**THE TASK:**
Omit pictures and quote the listing below line by line, from its start through the line that holds "Chart.register(...registerables);".

%%

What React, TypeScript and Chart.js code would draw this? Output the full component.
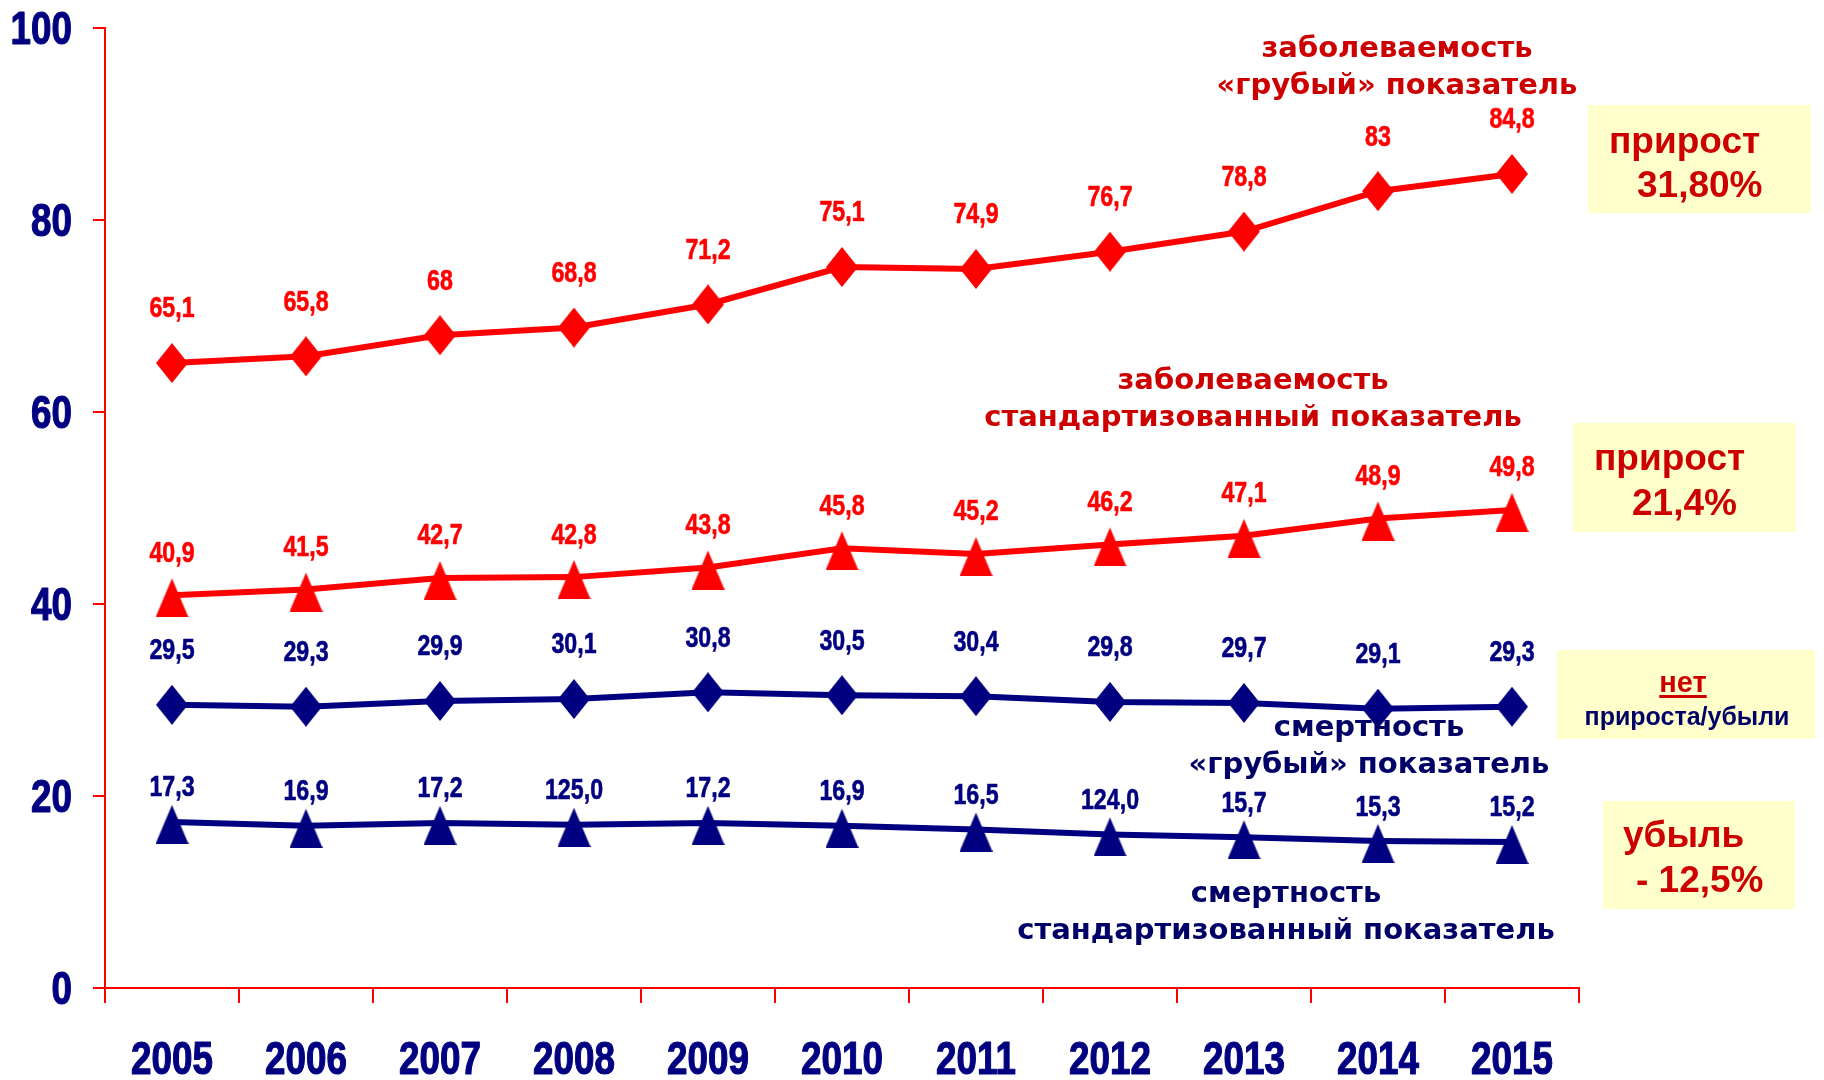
import React, { useEffect, useRef } from "react";
import { Chart, registerables } from "chart.js";

Chart.register(...registerables);

const years = ["2005", "2006", "2007", "2008", "2009", "2010", "2011", "2012", "2013", "2014", "2015"];
const morbCrude = [65.1, 65.8, 68, 68.8, 71.2, 75.1, 74.9, 76.7, 78.8, 83, 84.8];
const morbStd = [40.9, 41.5, 42.7, 42.8, 43.8, 45.8, 45.2, 46.2, 47.1, 48.9, 49.8];
const mortCrude = [29.5, 29.3, 29.9, 30.1, 30.8, 30.5, 30.4, 29.8, 29.7, 29.1, 29.3];
const mortStd = [17.3, 16.9, 17.2, 17.0, 17.2, 16.9, 16.5, 16.0, 15.7, 15.3, 15.2];
const mortStdLabels = ["17,3", "16,9", "17,2", "125,0", "17,2", "16,9", "16,5", "124,0", "15,7", "15,3", "15,2"];
const yMin = 0;
const yMax = 100;
const yStep = 20;

const RED = "#FF0000";
const NAVY = "#000080";
const DARK_RED = "#CC0000";
const DARK_NAVY = "#000066";
const NUM_FONT = "'Liberation Sans', Arial, sans-serif";
const NARROW = 0.8;
const NOTE_FONT = "'DejaVu Sans', Verdana, sans-serif";
const BOX_FONT = "'Liberation Sans', Arial, sans-serif";

function fmt(v: number): string {
  return String(v).replace(".", ",");
}

function narrowText(ctx: any, text: string, x: number, y: number, align: "center" | "right", stroke: number) {
  ctx.save();
  ctx.translate(x, y);
  ctx.scale(NARROW, 1);
  ctx.textAlign = align;
  ctx.fillText(text, 0, 0);
  if (stroke > 0) {
    ctx.strokeStyle = ctx.fillStyle;
    ctx.lineWidth = stroke;
    ctx.lineJoin = "round";
    ctx.strokeText(text, 0, 0);
  }
  ctx.restore();
}

function makeDiamond(color: string): HTMLCanvasElement {
  const c = document.createElement("canvas");
  c.width = 32;
  c.height = 40;
  const g = c.getContext("2d")!;
  g.fillStyle = color;
  g.beginPath();
  g.moveTo(16, 0);
  g.lineTo(32, 20);
  g.lineTo(16, 40);
  g.lineTo(0, 20);
  g.closePath();
  g.fill();
  return c;
}

function makeTriangle(color: string): HTMLCanvasElement {
  const c = document.createElement("canvas");
  c.width = 33;
  c.height = 44;
  const g = c.getContext("2d")!;
  g.fillStyle = color;
  g.beginPath();
  g.moveTo(16.5, 5);
  g.lineTo(33, 44);
  g.lineTo(0, 44);
  g.closePath();
  g.fill();
  return c;
}

type Note = { lines: string[]; color: string; x: number; y: number };
const notes: Note[] = [
  { lines: ["заболеваемость", "«грубый» показатель"], color: DARK_RED, x: 1397, y: 57 },
  { lines: ["заболеваемость", "стандартизованный показатель"], color: DARK_RED, x: 1253, y: 389 },
  { lines: ["смертность", "«грубый» показатель"], color: DARK_NAVY, x: 1369, y: 736 },
  { lines: ["смертность", "стандартизованный показатель"], color: DARK_NAVY, x: 1286, y: 902 },
];

const axisLabelPlugin = {
  id: "axisLabels",
  afterDraw(chart: any) {
    const ctx = chart.ctx;
    const xs = chart.scales.x;
    const ys = chart.scales.y;
    ctx.save();
    ctx.fillStyle = NAVY;
    ctx.font = `bold 46px ${NUM_FONT}`;
    ctx.textBaseline = "alphabetic";
    const cap = 0.716 * 46;
    years.forEach((lab, i) => {
      narrowText(ctx, lab, xs.getPixelForTick(i), 1058 + cap / 2, "center", 1.2);
    });
    ys.ticks.forEach((t: any) => {
      narrowText(ctx, String(t.value), 72, ys.getPixelForValue(t.value) + cap / 2, "right", 1.2);
    });
    ctx.restore();
  },
};

const labelPlugin = {
  id: "pointLabels",
  afterDatasetsDraw(chart: any) {
    const ctx = chart.ctx;
    const specs = [
      { ds: 0, color: RED, off: 56, texts: morbCrude.map(fmt) },
      { ds: 1, color: RED, off: 44, texts: morbStd.map(fmt) },
      { ds: 2, color: NAVY, off: 56, texts: mortCrude.map(fmt) },
      { ds: 3, color: NAVY, off: 36, texts: mortStdLabels },
    ];
    ctx.save();
    ctx.font = `bold 29px ${NUM_FONT}`;
    ctx.textBaseline = "alphabetic";
    const half = (0.716 * 29) / 2;
    for (const s of specs) {
      const meta = chart.getDatasetMeta(s.ds);
      ctx.fillStyle = s.color;
      meta.data.forEach((pt: any, i: number) => {
        narrowText(ctx, s.texts[i], pt.x, pt.y - s.off + half, "center", 0.6);
      });
    }
    ctx.restore();
  },
};

const notePlugin = {
  id: "notes",
  afterDraw(chart: any) {
    const ctx = chart.ctx;
    ctx.save();
    ctx.textBaseline = "alphabetic";
    ctx.font = `bold 29px ${NOTE_FONT}`;
    ctx.textAlign = "center";
    for (const n of notes) {
      ctx.fillStyle = n.color;
      n.lines.forEach((ln, i) => ctx.fillText(ln, n.x, n.y + i * 37));
    }
    ctx.fillStyle = "#FFFFCC";
    ctx.fillRect(1588, 105, 223, 108);
    ctx.fillRect(1573, 423, 223, 109);
    ctx.fillRect(1557, 650, 258, 89);
    ctx.fillRect(1603, 801, 192, 108);

    ctx.textAlign = "left";
    ctx.fillStyle = DARK_RED;
    ctx.font = `bold 37px ${BOX_FONT}`;
    ctx.fillText("прирост", 1609, 153);
    ctx.fillText("31,80%", 1637, 197);
    ctx.fillText("прирост", 1594, 470);
    ctx.fillText("21,4%", 1632, 515);
    ctx.fillText("убыль", 1623, 847);
    ctx.fillText("- 12,5%", 1636, 892);

    ctx.textAlign = "center";
    ctx.font = `bold 29px ${BOX_FONT}`;
    ctx.fillText("нет", 1683, 692);
    const w = ctx.measureText("нет").width;
    ctx.fillRect(1683 - w / 2, 695, w, 3);
    ctx.fillStyle = DARK_NAVY;
    ctx.font = `bold 25px ${BOX_FONT}`;
    ctx.fillText("прироста/убыли", 1687, 725);
    ctx.restore();
  },
};

export default function App() {
  const ref = useRef<HTMLCanvasElement | null>(null);

  useEffect(() => {
    if (!ref.current) return;
    const redDiamond = makeDiamond(RED);
    const redTri = makeTriangle(RED);
    const navyDiamond = makeDiamond(NAVY);
    const navyTri = makeTriangle(NAVY);
    const mk = (data: number[], color: string, style: HTMLCanvasElement) => ({
      data,
      borderColor: color,
      backgroundColor: color,
      borderWidth: 6,
      pointStyle: style,
      pointRadius: 16,
      pointHoverRadius: 16,
      tension: 0,
      fill: false,
    });
    const chart = new Chart(ref.current, {
      type: "line",
      data: {
        labels: years,
        datasets: [
          mk(morbCrude, RED, redDiamond),
          mk(morbStd, RED, redTri),
          mk(mortCrude, NAVY, navyDiamond),
          mk(mortStd, NAVY, navyTri),
        ] as any,
      },
      options: {
        responsive: false,
        animation: false,
        layout: { padding: { top: 28, right: 245, left: 0, bottom: 0 } },
        plugins: { legend: { display: false }, tooltip: { enabled: false } },
        scales: {
          x: {
            type: "category",
            offset: true,
            afterFit: (s: any) => {
              s.height = 92;
            },
            grid: {
              offset: true,
              drawOnChartArea: false,
              drawTicks: true,
              tickLength: 15,
              color: RED,
              lineWidth: 2,
            },
            border: { color: RED, width: 2 },
            ticks: { display: false },
          },
          y: {
            min: yMin,
            max: yMax,
            afterFit: (s: any) => {
              s.width = 105;
            },
            grid: {
              drawOnChartArea: false,
              drawTicks: true,
              tickLength: 12,
              color: RED,
              lineWidth: 2,
            },
            border: { color: RED, width: 2 },
            ticks: { display: false, stepSize: yStep },
          },
        },
      } as any,
      plugins: [labelPlugin, notePlugin, axisLabelPlugin],
    });
    return () => chart.destroy();
  }, []);

  return (
    <div style={{ position: "absolute", left: 0, top: 0, width: 1824, height: 1080, background: "#fff" }}>
      <canvas ref={ref} width={1824} height={1080} style={{ display: "block" }} />
    </div>
  );
}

%%

**THE RESULT:**
What React, TypeScript and Chart.js code would draw this? Output the full component.
import React, { useEffect, useRef } from "react";
import { Chart, registerables } from "chart.js";

Chart.register(...registerables);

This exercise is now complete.